Pandemia nie wpłynęła zasadniczo na zmianę trendów na krajowym rynku materiałów eksploatacyjnych Sprzedaż powoli idzie w dół, przy czym szybsze tempo spadku dotyczy produktów alternatywnych. Z danych IDC wynika, że nadal rośnie w siłę segment OEM. W II poł. 2020 r. dostawy tuszów i tonerów sięgnęły blisko 6 mln sztuk, o 1,1 proc. mniej niż przed rokiem. Wartość polskiego rynku w ciągu półrocza utrzymała się na poziomie zbliżonym do tego przed pandemią, a więc na poziomie około 200 mln dol. (760 mln zł) – tylko 0,8 proc. mniej niż przed rokiem. Z danych wynika więc, że polski rynek materiałów eksploatacyjnych jest warty rocznie około 1,5 mld zł.

Źródło: IDC

Część resellerów potwierdza, że w czasie pandemii sprzedaż zmniejszyła się, co dotknęło zwłaszcza sprzedawców nastawionych na segment biznesowy.
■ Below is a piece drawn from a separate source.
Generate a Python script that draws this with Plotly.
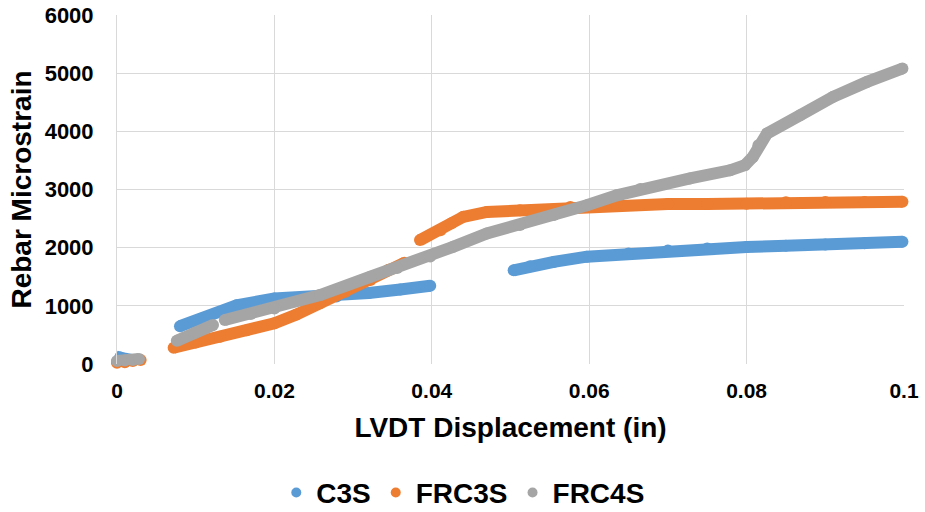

– Naszymi klientami są głównie przedsiębiorcy. W czasie pandemii sprzedaż spadła. Niewielkie odbicie było widać dopiero w tym roku po zakończeniu lockdownów – mówi Dariusz Szuciło, właściciel Dalkomu.

Źródło: IDC

Warto natomiast zwrócić uwagę, że o ile cały rynek nieco się skurczył, to – jak wynika z danych IDC – wzrosła konsumpcja oryginalnych wkładów (ilościowo o 5,9 proc., a wartościowo o 3,8 proc.). Tymczasem sprzedaż alternatywnych produktów stopniała o ponad 10 proc., a wartościowo niemal o 16 proc. Z takim trendem mamy do czynienia od dłuższego czasu. Warto też zauważyć, że udział OEM zwiększył się mimo problemów z dostępnością wkładów niektórych producentów, co przełożyło się na spore podwyżki cen.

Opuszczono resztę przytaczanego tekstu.